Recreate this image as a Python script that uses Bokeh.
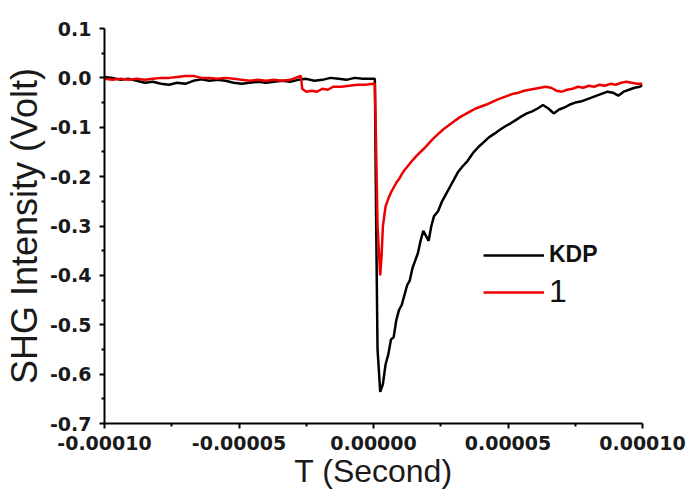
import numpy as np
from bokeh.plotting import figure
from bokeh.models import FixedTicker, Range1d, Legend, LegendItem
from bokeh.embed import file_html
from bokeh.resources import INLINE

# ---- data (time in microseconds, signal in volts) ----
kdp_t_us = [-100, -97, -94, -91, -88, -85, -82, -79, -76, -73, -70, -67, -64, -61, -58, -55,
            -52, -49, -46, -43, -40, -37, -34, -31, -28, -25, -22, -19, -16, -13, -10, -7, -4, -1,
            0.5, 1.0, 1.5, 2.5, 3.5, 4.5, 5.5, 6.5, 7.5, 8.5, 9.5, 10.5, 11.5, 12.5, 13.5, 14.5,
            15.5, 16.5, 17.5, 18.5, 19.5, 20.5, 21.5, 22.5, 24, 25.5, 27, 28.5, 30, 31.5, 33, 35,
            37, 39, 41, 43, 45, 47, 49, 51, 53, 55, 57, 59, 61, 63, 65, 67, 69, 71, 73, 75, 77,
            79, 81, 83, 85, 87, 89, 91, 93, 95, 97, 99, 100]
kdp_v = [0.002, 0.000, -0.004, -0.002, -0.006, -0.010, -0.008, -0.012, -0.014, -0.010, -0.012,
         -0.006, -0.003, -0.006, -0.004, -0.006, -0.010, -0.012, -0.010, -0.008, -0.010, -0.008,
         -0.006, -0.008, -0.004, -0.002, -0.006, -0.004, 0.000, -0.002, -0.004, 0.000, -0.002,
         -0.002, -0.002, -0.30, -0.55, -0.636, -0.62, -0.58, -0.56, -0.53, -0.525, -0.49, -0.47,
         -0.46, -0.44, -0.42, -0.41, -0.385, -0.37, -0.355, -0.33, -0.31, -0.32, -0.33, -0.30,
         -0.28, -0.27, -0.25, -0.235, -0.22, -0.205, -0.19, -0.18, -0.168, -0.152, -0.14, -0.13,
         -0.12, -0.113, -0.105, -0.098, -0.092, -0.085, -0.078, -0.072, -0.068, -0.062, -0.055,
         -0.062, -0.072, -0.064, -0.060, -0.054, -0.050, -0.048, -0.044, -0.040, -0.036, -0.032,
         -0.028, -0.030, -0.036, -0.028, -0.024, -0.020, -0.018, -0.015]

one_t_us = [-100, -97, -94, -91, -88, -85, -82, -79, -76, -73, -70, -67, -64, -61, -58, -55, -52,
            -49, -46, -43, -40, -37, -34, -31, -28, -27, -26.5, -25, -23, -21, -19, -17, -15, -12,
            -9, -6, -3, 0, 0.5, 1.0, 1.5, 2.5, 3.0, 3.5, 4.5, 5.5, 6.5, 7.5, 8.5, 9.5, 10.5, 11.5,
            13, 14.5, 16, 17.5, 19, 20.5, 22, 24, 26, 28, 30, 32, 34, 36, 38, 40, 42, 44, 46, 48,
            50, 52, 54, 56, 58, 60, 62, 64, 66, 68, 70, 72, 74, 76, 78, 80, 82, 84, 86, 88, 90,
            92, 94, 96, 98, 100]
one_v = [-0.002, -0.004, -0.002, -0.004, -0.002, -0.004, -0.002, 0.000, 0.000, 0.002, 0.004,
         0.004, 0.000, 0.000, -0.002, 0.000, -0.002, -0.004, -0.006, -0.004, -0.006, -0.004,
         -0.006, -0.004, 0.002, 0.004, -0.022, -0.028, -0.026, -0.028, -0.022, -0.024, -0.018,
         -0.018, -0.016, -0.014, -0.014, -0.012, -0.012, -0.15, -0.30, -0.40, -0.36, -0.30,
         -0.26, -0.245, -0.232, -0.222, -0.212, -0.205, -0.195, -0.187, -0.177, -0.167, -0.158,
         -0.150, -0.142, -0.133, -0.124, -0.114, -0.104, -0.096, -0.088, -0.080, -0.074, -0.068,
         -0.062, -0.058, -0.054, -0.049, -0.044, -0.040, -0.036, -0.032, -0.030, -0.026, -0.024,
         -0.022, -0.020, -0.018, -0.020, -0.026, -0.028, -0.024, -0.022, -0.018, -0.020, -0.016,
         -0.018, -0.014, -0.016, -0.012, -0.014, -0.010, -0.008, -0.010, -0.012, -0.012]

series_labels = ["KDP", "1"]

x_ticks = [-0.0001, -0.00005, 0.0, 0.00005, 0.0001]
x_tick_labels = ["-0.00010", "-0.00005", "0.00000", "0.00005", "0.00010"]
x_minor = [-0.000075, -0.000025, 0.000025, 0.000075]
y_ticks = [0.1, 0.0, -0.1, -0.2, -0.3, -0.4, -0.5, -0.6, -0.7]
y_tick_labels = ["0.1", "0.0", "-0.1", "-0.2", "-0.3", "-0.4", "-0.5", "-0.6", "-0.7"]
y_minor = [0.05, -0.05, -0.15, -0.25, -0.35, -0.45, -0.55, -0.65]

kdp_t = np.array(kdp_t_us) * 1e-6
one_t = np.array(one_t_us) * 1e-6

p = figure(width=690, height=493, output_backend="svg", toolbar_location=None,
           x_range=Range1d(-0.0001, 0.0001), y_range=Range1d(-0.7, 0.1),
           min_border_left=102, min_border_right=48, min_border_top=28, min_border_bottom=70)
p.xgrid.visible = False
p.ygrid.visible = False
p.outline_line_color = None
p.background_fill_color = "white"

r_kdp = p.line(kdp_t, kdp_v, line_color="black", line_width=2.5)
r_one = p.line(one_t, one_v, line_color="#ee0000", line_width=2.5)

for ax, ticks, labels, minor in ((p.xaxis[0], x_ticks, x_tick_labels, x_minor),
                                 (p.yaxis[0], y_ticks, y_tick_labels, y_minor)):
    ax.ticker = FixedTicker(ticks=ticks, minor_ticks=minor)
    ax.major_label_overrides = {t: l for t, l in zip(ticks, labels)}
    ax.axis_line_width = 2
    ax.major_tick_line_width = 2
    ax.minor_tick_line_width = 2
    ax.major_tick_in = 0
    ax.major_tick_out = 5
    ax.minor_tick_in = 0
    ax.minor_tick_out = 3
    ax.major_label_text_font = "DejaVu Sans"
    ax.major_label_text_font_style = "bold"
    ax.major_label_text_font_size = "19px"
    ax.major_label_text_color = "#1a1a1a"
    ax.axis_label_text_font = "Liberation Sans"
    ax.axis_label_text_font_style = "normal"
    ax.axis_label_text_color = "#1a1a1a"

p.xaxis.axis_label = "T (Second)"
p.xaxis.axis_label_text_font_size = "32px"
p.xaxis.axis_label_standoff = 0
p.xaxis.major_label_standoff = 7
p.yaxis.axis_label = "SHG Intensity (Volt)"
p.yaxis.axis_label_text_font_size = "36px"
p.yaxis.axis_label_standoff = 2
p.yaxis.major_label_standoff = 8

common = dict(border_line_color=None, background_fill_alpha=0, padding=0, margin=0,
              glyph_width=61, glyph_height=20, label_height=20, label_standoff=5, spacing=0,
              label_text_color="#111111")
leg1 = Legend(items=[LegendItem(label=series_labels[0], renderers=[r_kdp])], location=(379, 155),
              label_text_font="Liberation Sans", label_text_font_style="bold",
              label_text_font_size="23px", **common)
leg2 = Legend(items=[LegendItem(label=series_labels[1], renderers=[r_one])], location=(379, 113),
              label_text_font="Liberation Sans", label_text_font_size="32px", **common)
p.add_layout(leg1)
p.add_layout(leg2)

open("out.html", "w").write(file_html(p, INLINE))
┄┄┄┄┄┄
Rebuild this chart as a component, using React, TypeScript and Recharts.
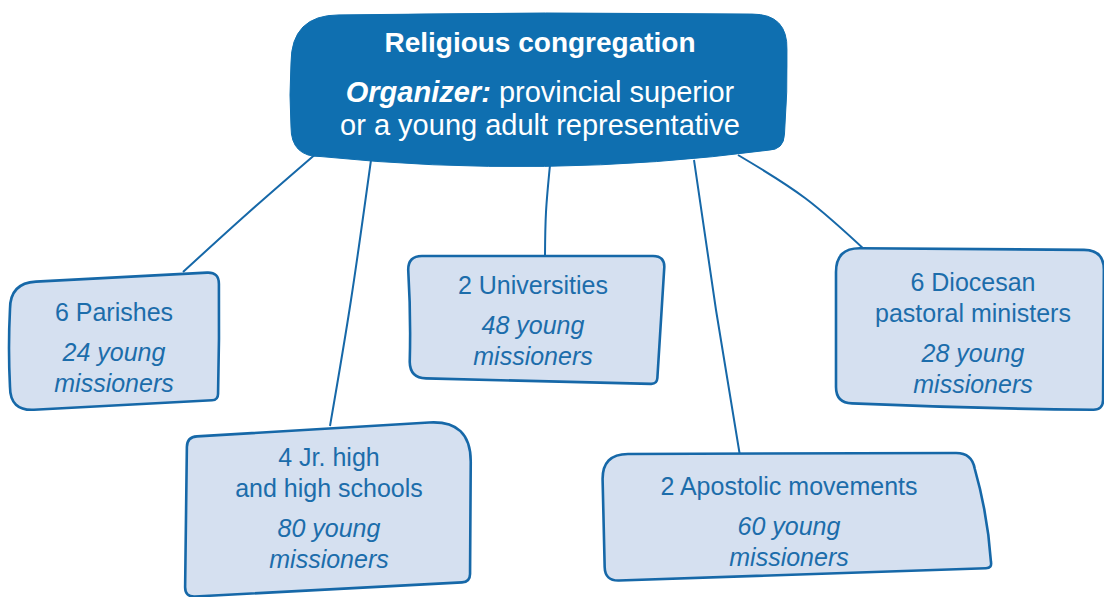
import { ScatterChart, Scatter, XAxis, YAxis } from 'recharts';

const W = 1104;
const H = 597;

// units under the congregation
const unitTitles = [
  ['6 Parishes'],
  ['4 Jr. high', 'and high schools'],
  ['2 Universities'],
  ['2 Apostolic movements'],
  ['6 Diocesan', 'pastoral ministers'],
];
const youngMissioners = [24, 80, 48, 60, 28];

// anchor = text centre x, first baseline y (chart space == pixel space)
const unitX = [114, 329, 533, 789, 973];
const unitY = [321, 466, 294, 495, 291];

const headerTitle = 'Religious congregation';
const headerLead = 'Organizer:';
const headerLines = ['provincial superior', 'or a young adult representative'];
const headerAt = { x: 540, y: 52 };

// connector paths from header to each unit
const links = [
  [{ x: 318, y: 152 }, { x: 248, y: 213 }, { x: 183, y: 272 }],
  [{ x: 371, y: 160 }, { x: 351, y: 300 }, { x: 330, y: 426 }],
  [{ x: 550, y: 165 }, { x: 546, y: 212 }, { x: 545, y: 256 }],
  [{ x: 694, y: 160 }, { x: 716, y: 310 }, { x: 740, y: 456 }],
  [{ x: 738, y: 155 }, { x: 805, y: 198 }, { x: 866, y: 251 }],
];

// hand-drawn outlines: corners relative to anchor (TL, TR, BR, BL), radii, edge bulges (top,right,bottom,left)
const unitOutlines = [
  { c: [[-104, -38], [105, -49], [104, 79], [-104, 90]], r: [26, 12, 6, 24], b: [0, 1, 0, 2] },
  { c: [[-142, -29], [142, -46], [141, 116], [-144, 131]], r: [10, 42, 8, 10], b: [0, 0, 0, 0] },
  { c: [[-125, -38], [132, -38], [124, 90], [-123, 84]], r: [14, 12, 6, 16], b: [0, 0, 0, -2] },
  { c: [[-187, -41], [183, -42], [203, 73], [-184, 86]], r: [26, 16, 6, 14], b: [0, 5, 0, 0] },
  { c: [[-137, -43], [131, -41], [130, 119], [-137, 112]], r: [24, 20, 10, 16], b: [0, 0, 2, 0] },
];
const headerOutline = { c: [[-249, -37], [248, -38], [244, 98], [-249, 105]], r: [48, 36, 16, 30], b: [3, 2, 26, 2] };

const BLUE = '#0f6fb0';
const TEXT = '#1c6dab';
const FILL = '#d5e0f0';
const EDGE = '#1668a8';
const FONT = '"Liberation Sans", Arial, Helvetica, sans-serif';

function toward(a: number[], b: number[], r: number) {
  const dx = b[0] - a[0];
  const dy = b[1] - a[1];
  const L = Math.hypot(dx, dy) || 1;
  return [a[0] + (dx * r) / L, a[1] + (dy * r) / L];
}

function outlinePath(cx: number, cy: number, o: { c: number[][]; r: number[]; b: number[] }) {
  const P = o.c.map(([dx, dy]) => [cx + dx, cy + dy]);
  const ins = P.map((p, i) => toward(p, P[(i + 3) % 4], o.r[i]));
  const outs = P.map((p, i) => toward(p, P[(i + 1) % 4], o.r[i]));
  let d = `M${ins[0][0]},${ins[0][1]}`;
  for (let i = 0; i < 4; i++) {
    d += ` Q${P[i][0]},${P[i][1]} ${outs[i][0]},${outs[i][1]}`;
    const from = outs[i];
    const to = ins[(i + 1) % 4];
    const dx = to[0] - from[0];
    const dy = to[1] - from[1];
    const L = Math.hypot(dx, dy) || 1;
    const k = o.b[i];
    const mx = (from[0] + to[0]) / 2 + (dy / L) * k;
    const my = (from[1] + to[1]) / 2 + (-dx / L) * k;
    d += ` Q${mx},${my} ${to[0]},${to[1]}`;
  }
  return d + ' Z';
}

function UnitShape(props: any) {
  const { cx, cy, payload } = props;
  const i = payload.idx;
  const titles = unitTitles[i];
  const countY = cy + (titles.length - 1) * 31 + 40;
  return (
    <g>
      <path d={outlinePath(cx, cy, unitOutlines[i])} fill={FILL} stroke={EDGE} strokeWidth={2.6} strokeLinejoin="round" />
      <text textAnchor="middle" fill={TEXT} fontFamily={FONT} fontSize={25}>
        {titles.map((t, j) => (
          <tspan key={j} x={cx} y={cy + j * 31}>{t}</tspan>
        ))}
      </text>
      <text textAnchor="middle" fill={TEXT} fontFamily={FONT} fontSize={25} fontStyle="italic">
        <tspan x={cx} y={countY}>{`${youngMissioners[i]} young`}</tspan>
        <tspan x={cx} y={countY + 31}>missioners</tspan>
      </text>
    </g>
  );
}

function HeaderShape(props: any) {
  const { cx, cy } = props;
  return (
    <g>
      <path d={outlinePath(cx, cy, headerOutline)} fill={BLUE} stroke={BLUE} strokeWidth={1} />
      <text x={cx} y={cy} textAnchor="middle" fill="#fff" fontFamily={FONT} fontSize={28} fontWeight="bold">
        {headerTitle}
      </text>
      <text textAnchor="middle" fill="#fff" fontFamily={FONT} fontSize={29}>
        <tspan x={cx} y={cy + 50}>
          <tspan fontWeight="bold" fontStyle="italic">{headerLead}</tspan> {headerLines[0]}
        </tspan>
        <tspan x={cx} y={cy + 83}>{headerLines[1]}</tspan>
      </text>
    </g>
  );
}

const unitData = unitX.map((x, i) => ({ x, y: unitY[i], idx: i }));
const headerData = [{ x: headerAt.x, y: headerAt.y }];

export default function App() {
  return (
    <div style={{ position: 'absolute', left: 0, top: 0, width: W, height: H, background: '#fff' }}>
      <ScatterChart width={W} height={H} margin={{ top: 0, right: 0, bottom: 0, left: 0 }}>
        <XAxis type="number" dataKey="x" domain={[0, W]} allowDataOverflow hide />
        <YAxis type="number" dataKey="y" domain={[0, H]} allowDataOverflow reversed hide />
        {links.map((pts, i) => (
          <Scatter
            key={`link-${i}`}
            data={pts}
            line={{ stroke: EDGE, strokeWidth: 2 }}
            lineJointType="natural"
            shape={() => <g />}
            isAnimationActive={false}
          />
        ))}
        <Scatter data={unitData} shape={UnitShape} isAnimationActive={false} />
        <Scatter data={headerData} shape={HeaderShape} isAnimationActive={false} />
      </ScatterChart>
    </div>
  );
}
┄┄┄┄┄┄
Instruction = Looking above, find the stretch of lines that opens with the one holding "Rebuild this chart" and closes with the one holding "const unitY = [321, 466, 294, 495, 291];". Copy it exactly, pictures excluded.

Written answer =
Rebuild this chart as a component, using React, TypeScript and Recharts.
import { ScatterChart, Scatter, XAxis, YAxis } from 'recharts';

const W = 1104;
const H = 597;

// units under the congregation
const unitTitles = [
  ['6 Parishes'],
  ['4 Jr. high', 'and high schools'],
  ['2 Universities'],
  ['2 Apostolic movements'],
  ['6 Diocesan', 'pastoral ministers'],
];
const youngMissioners = [24, 80, 48, 60, 28];

// anchor = text centre x, first baseline y (chart space == pixel space)
const unitX = [114, 329, 533, 789, 973];
const unitY = [321, 466, 294, 495, 291];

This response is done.